WRITTEN TASK:
All the data below goes into the copy word for word, but the pictures don't.

** Start **

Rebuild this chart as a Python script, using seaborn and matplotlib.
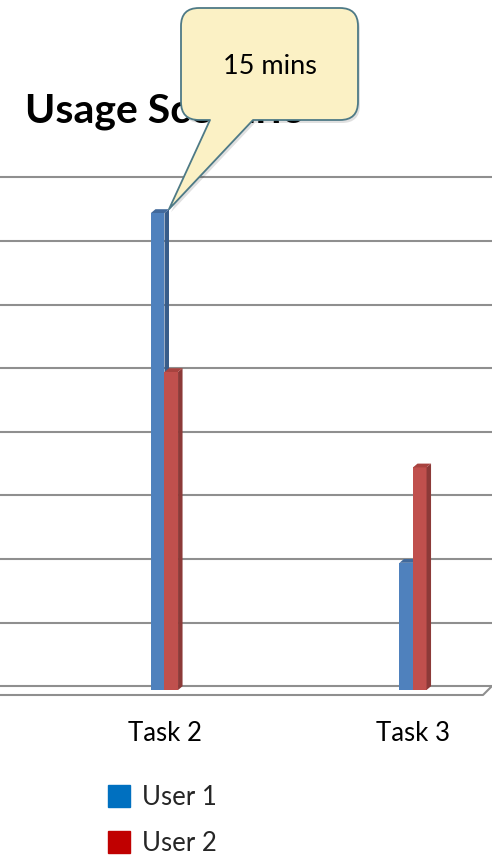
import numpy as np
import pandas as pd
import matplotlib
matplotlib.use("Agg")
import matplotlib.pyplot as plt
import matplotlib.transforms as mtransforms
from matplotlib.patches import Polygon, PathPatch
from matplotlib.path import Path
from matplotlib.lines import Line2D
import seaborn as sns

# ---------------- data ----------------
tasks = ["Task 2", "Task 3"]
user1 = [15, 4]
user2 = [10, 7]
series = ["User 1", "User 2"]
grid_values = [0, 2, 4, 6, 8, 10, 12, 14, 16]
title_text = "Usage Scenario"
callout_text = "15 mins"

bar_colors = {"User 1": "#4F81BD", "User 2": "#C0504D"}
side_colors = {"User 1": "#385D8A", "User 2": "#8C3A38"}
top_colors = {"User 1": "#41699B", "User 2": "#A8433F"}
legend_colors = {"User 1": "#0070C0", "User 2": "#C00000"}

df = pd.DataFrame({
    "Task": tasks * 2,
    "Minutes": user1 + user2,
    "User": [series[0]] * len(tasks) + [series[1]] * len(tasks),
})

# ---------------- figure ----------------
sns.set_style("white")
plt.rcParams["font.family"] = ["Lato", "DejaVu Sans"]

W, H, DPI = 492, 855, 100
fig = plt.figure(figsize=(W / DPI, H / DPI), dpi=DPI)
ax = fig.add_axes([0, 0, 1, 1])

sns.barplot(data=df, x="Task", y="Minutes", hue="User", order=tasks,
            hue_order=series, palette=bar_colors, width=0.109, gap=0,
            saturation=1, edgecolor="none", linewidth=0, legend=False, ax=ax)

PX_X = 248.5   # pixels per category
PX_Y = 31.8    # pixels per minute
X0 = 164.5     # pixel x of first category
Y0 = 690.0     # pixel y (from top) of value zero
ax.set_xlim(-X0 / PX_X, (W - X0) / PX_X)
ax.set_ylim(-(H - Y0) / PX_Y, Y0 / PX_Y)
ax.axis("off")

DX = 4.5 / PX_X   # 3-D depth offset (data units)
DY = 3.8 / PX_Y

# px (top-left origin) -> axes fraction transform
px_tr = mtransforms.Affine2D().scale(1 / W, -1 / H).translate(0, 1) + ax.transAxes

# back-wall gridlines
xl = ax.get_xlim()
for gv in grid_values:
    ax.plot([xl[0], xl[1]], [gv + DY, gv + DY], color="#8F8F8F", lw=1.5,
            zorder=0, solid_capstyle="butt")
# floor front edge with slanted right end
ax.plot([0, 483, 492], [Y0 + 5, Y0 + 5, Y0 - 4], color="#8F8F8F", lw=1.5,
        transform=px_tr, zorder=0)

# 3-D side and top faces for every bar
for i, (cont, name) in enumerate(zip(ax.containers, series)):
    for p in cont.patches:
        z = 2 + i
        p.set_zorder(z)
        x, w, h = p.get_x(), p.get_width(), p.get_height()
        side = Polygon([(x + w, 0), (x + w, h), (x + w + DX, h + DY), (x + w + DX, DY)],
                       closed=True, fc=side_colors[name], ec="none", zorder=z)
        top = Polygon([(x, h), (x + w, h), (x + w + DX, h + DY), (x + DX, h + DY)],
                      closed=True, fc=top_colors[name], ec="none", zorder=z)
        ax.add_patch(side)
        ax.add_patch(top)

# category labels
for i, t in enumerate(tasks):
    ax.text(i, (Y0 - 733) / PX_Y, t, ha="center", va="center", fontsize=18.5,
            color="#000000", zorder=5)

# title (partly hidden by the callout)
ax.text(25, 122, title_text, transform=px_tr, ha="left", va="baseline",
        fontsize=29.5, fontweight="bold", color="#000000", zorder=6)

# callout pointing at the highest bar
fig.canvas.draw()
bar = ax.containers[0].patches[0]
tip_disp = ax.transData.transform((bar.get_x() + bar.get_width() + DX,
                                   bar.get_height() + DY))
tip = (tip_disp[0], H - tip_disp[1])
L, R, T, B, r = 181, 358, 8, 120, 18
verts = [(L + r, T), (R - r, T), (R, T), (R, T + r), (R, B - r), (R, B), (R - r, B),
         (253, B), tip, (210, B), (L + r, B), (L, B), (L, B - r), (L, T + r),
         (L, T), (L + r, T), (L + r, T)]
codes = [Path.MOVETO, Path.LINETO, Path.CURVE3, Path.CURVE3, Path.LINETO, Path.CURVE3,
         Path.CURVE3, Path.LINETO, Path.LINETO, Path.LINETO, Path.LINETO, Path.CURVE3,
         Path.CURVE3, Path.LINETO, Path.CURVE3, Path.CURVE3, Path.CLOSEPOLY]
path = Path(verts, codes)
shadow_tr = mtransforms.Affine2D().translate(2, 3) + px_tr
ax.add_patch(PathPatch(path, transform=shadow_tr, fc="#000000", ec="none",
                       alpha=0.12, zorder=9))
ax.add_patch(PathPatch(path, transform=px_tr, fc="#FBF1C5", ec="#4E7A86",
                       lw=1.3, zorder=10, joinstyle="round"))
ax.text((L + R) / 2, 66, callout_text, transform=px_tr, ha="center", va="center",
        fontsize=19.5, color="#000000", zorder=11)

# legend
handles = [Line2D([], [], marker="s", ls="", markersize=15.5,
                  markerfacecolor=legend_colors[s], markeredgecolor=legend_colors[s])
           for s in series]
ax.legend(handles, series, loc="upper left", bbox_to_anchor=(106 / W, 1 - 785 / H),
          frameon=False, fontsize=18.5, handlelength=1.0, handletextpad=0.4,
          labelspacing=0.8, borderpad=0, borderaxespad=0)

fig.savefig("out.png", dpi=DPI, facecolor="white")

** End **

CORRECT ANSWER:
Rebuild this chart as a Python script, using seaborn and matplotlib.
import numpy as np
import pandas as pd
import matplotlib
matplotlib.use("Agg")
import matplotlib.pyplot as plt
import matplotlib.transforms as mtransforms
from matplotlib.patches import Polygon, PathPatch
from matplotlib.path import Path
from matplotlib.lines import Line2D
import seaborn as sns

# ---------------- data ----------------
tasks = ["Task 2", "Task 3"]
user1 = [15, 4]
user2 = [10, 7]
series = ["User 1", "User 2"]
grid_values = [0, 2, 4, 6, 8, 10, 12, 14, 16]
title_text = "Usage Scenario"
callout_text = "15 mins"

bar_colors = {"User 1": "#4F81BD", "User 2": "#C0504D"}
side_colors = {"User 1": "#385D8A", "User 2": "#8C3A38"}
top_colors = {"User 1": "#41699B", "User 2": "#A8433F"}
legend_colors = {"User 1": "#0070C0", "User 2": "#C00000"}

df = pd.DataFrame({
    "Task": tasks * 2,
    "Minutes": user1 + user2,
    "User": [series[0]] * len(tasks) + [series[1]] * len(tasks),
})

# ---------------- figure ----------------
sns.set_style("white")
plt.rcParams["font.family"] = ["Lato", "DejaVu Sans"]

W, H, DPI = 492, 855, 100
fig = plt.figure(figsize=(W / DPI, H / DPI), dpi=DPI)
ax = fig.add_axes([0, 0, 1, 1])

sns.barplot(data=df, x="Task", y="Minutes", hue="User", order=tasks,
            hue_order=series, palette=bar_colors, width=0.109, gap=0,
            saturation=1, edgecolor="none", linewidth=0, legend=False, ax=ax)

PX_X = 248.5   # pixels per category
PX_Y = 31.8    # pixels per minute
X0 = 164.5     # pixel x of first category
Y0 = 690.0     # pixel y (from top) of value zero
ax.set_xlim(-X0 / PX_X, (W - X0) / PX_X)
ax.set_ylim(-(H - Y0) / PX_Y, Y0 / PX_Y)
ax.axis("off")

DX = 4.5 / PX_X   # 3-D depth offset (data units)
DY = 3.8 / PX_Y

# px (top-left origin) -> axes fraction transform
px_tr = mtransforms.Affine2D().scale(1 / W, -1 / H).translate(0, 1) + ax.transAxes

# back-wall gridlines
xl = ax.get_xlim()
for gv in grid_values:
    ax.plot([xl[0], xl[1]], [gv + DY, gv + DY], color="#8F8F8F", lw=1.5,
            zorder=0, solid_capstyle="butt")
# floor front edge with slanted right end
ax.plot([0, 483, 492], [Y0 + 5, Y0 + 5, Y0 - 4], color="#8F8F8F", lw=1.5,
        transform=px_tr, zorder=0)

# 3-D side and top faces for every bar
for i, (cont, name) in enumerate(zip(ax.containers, series)):
    for p in cont.patches:
        z = 2 + i
        p.set_zorder(z)
        x, w, h = p.get_x(), p.get_width(), p.get_height()
        side = Polygon([(x + w, 0), (x + w, h), (x + w + DX, h + DY), (x + w + DX, DY)],
                       closed=True, fc=side_colors[name], ec="none", zorder=z)
        top = Polygon([(x, h), (x + w, h), (x + w + DX, h + DY), (x + DX, h + DY)],
                      closed=True, fc=top_colors[name], ec="none", zorder=z)
        ax.add_patch(side)
        ax.add_patch(top)

# category labels
for i, t in enumerate(tasks):
    ax.text(i, (Y0 - 733) / PX_Y, t, ha="center", va="center", fontsize=18.5,
            color="#000000", zorder=5)

# title (partly hidden by the callout)
ax.text(25, 122, title_text, transform=px_tr, ha="left", va="baseline",
        fontsize=29.5, fontweight="bold", color="#000000", zorder=6)

# callout pointing at the highest bar
fig.canvas.draw()
bar = ax.containers[0].patches[0]
tip_disp = ax.transData.transform((bar.get_x() + bar.get_width() + DX,
                                   bar.get_height() + DY))
tip = (tip_disp[0], H - tip_disp[1])
L, R, T, B, r = 181, 358, 8, 120, 18
verts = [(L + r, T), (R - r, T), (R, T), (R, T + r), (R, B - r), (R, B), (R - r, B),
         (253, B), tip, (210, B), (L + r, B), (L, B), (L, B - r), (L, T + r),
         (L, T), (L + r, T), (L + r, T)]
codes = [Path.MOVETO, Path.LINETO, Path.CURVE3, Path.CURVE3, Path.LINETO, Path.CURVE3,
         Path.CURVE3, Path.LINETO, Path.LINETO, Path.LINETO, Path.LINETO, Path.CURVE3,
         Path.CURVE3, Path.LINETO, Path.CURVE3, Path.CURVE3, Path.CLOSEPOLY]
path = Path(verts, codes)
shadow_tr = mtransforms.Affine2D().translate(2, 3) + px_tr
ax.add_patch(PathPatch(path, transform=shadow_tr, fc="#000000", ec="none",
                       alpha=0.12, zorder=9))
ax.add_patch(PathPatch(path, transform=px_tr, fc="#FBF1C5", ec="#4E7A86",
                       lw=1.3, zorder=10, joinstyle="round"))
ax.text((L + R) / 2, 66, callout_text, transform=px_tr, ha="center", va="center",
        fontsize=19.5, color="#000000", zorder=11)

# legend
handles = [Line2D([], [], marker="s", ls="", markersize=15.5,
                  markerfacecolor=legend_colors[s], markeredgecolor=legend_colors[s])
           for s in series]
ax.legend(handles, series, loc="upper left", bbox_to_anchor=(106 / W, 1 - 785 / H),
          frameon=False, fontsize=18.5, handlelength=1.0, handletextpad=0.4,
          labelspacing=0.8, borderpad=0, borderaxespad=0)

fig.savefig("out.png", dpi=DPI, facecolor="white")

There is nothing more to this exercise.